DESCRIPTION OF THE TASK: Return each line of the data below verbatim; pictures are to be left out.

++++ GIVEN DATA

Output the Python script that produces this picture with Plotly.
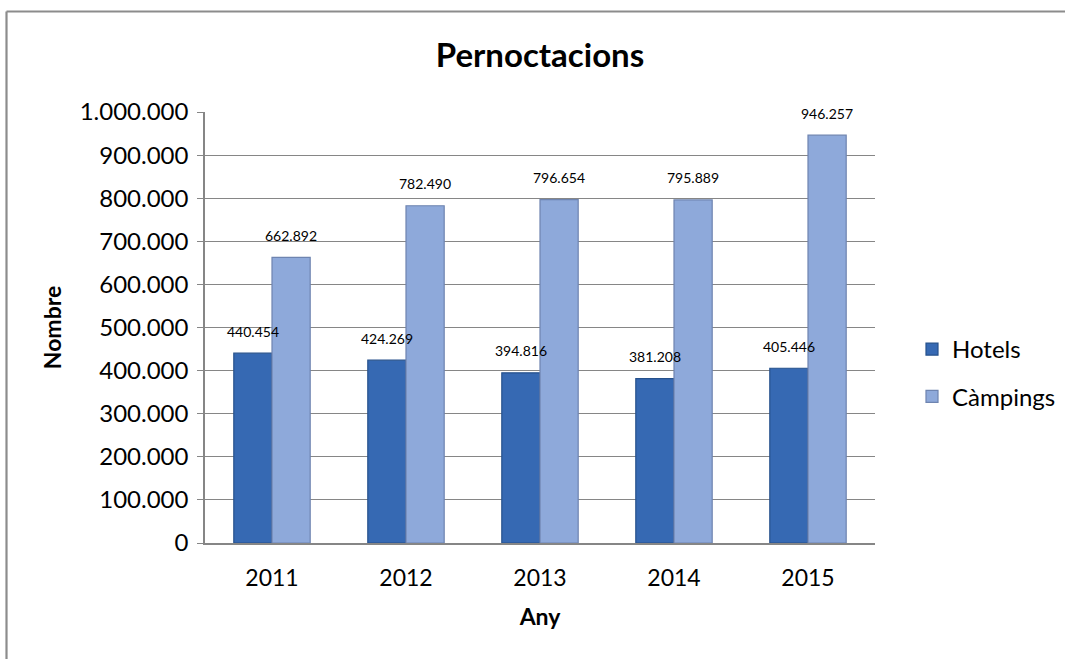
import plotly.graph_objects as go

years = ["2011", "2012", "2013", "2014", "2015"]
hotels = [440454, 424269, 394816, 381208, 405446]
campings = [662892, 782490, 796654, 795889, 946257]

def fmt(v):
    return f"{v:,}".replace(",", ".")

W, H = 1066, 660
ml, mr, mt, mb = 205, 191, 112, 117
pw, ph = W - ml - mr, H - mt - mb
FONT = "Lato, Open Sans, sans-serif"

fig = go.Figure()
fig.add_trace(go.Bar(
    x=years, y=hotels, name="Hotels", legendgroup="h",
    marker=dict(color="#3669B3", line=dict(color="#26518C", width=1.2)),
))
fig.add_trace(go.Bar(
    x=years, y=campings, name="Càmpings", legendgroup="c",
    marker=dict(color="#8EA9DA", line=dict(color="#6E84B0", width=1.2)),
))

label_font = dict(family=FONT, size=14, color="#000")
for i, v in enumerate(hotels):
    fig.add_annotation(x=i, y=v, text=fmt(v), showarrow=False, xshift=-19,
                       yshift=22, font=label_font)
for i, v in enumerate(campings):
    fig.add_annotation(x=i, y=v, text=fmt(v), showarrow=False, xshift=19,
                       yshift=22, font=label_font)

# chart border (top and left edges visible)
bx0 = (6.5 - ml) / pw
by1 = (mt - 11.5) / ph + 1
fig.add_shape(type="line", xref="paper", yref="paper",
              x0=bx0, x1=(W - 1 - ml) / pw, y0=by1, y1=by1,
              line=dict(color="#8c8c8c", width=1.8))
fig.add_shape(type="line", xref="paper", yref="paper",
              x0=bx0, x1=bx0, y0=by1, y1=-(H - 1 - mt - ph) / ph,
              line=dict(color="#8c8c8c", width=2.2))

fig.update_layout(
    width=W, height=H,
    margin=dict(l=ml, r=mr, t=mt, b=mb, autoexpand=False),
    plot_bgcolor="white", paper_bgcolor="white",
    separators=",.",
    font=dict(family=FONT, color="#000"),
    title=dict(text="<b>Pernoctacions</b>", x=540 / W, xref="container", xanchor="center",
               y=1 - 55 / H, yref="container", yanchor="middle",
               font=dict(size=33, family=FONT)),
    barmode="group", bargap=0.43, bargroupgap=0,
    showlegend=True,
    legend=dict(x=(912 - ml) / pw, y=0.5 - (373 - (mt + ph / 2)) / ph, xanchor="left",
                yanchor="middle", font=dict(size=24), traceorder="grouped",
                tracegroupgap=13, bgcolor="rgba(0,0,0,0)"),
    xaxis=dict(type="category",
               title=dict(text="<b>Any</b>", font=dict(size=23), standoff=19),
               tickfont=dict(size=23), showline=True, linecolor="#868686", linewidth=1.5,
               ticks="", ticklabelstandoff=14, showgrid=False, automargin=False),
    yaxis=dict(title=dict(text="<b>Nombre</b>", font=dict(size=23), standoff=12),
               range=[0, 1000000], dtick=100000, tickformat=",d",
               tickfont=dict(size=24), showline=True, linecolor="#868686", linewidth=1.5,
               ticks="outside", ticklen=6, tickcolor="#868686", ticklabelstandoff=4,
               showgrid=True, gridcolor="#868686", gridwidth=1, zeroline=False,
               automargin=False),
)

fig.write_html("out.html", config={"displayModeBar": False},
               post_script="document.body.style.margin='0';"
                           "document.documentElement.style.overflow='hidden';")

++++++++

RESULT OF THE TASK:
Output the Python script that produces this picture with Plotly.
import plotly.graph_objects as go

years = ["2011", "2012", "2013", "2014", "2015"]
hotels = [440454, 424269, 394816, 381208, 405446]
campings = [662892, 782490, 796654, 795889, 946257]

def fmt(v):
    return f"{v:,}".replace(",", ".")

W, H = 1066, 660
ml, mr, mt, mb = 205, 191, 112, 117
pw, ph = W - ml - mr, H - mt - mb
FONT = "Lato, Open Sans, sans-serif"

fig = go.Figure()
fig.add_trace(go.Bar(
    x=years, y=hotels, name="Hotels", legendgroup="h",
    marker=dict(color="#3669B3", line=dict(color="#26518C", width=1.2)),
))
fig.add_trace(go.Bar(
    x=years, y=campings, name="Càmpings", legendgroup="c",
    marker=dict(color="#8EA9DA", line=dict(color="#6E84B0", width=1.2)),
))

label_font = dict(family=FONT, size=14, color="#000")
for i, v in enumerate(hotels):
    fig.add_annotation(x=i, y=v, text=fmt(v), showarrow=False, xshift=-19,
                       yshift=22, font=label_font)
for i, v in enumerate(campings):
    fig.add_annotation(x=i, y=v, text=fmt(v), showarrow=False, xshift=19,
                       yshift=22, font=label_font)

# chart border (top and left edges visible)
bx0 = (6.5 - ml) / pw
by1 = (mt - 11.5) / ph + 1
fig.add_shape(type="line", xref="paper", yref="paper",
              x0=bx0, x1=(W - 1 - ml) / pw, y0=by1, y1=by1,
              line=dict(color="#8c8c8c", width=1.8))
fig.add_shape(type="line", xref="paper", yref="paper",
              x0=bx0, x1=bx0, y0=by1, y1=-(H - 1 - mt - ph) / ph,
              line=dict(color="#8c8c8c", width=2.2))

fig.update_layout(
    width=W, height=H,
    margin=dict(l=ml, r=mr, t=mt, b=mb, autoexpand=False),
    plot_bgcolor="white", paper_bgcolor="white",
    separators=",.",
    font=dict(family=FONT, color="#000"),
    title=dict(text="<b>Pernoctacions</b>", x=540 / W, xref="container", xanchor="center",
               y=1 - 55 / H, yref="container", yanchor="middle",
               font=dict(size=33, family=FONT)),
    barmode="group", bargap=0.43, bargroupgap=0,
    showlegend=True,
    legend=dict(x=(912 - ml) / pw, y=0.5 - (373 - (mt + ph / 2)) / ph, xanchor="left",
                yanchor="middle", font=dict(size=24), traceorder="grouped",
                tracegroupgap=13, bgcolor="rgba(0,0,0,0)"),
    xaxis=dict(type="category",
               title=dict(text="<b>Any</b>", font=dict(size=23), standoff=19),
               tickfont=dict(size=23), showline=True, linecolor="#868686", linewidth=1.5,
               ticks="", ticklabelstandoff=14, showgrid=False, automargin=False),
    yaxis=dict(title=dict(text="<b>Nombre</b>", font=dict(size=23), standoff=12),
               range=[0, 1000000], dtick=100000, tickformat=",d",
               tickfont=dict(size=24), showline=True, linecolor="#868686", linewidth=1.5,
               ticks="outside", ticklen=6, tickcolor="#868686", ticklabelstandoff=4,
               showgrid=True, gridcolor="#868686", gridwidth=1, zeroline=False,
               automargin=False),
)

fig.write_html("out.html", config={"displayModeBar": False},
               post_script="document.body.style.margin='0';"
                           "document.documentElement.style.overflow='hidden';")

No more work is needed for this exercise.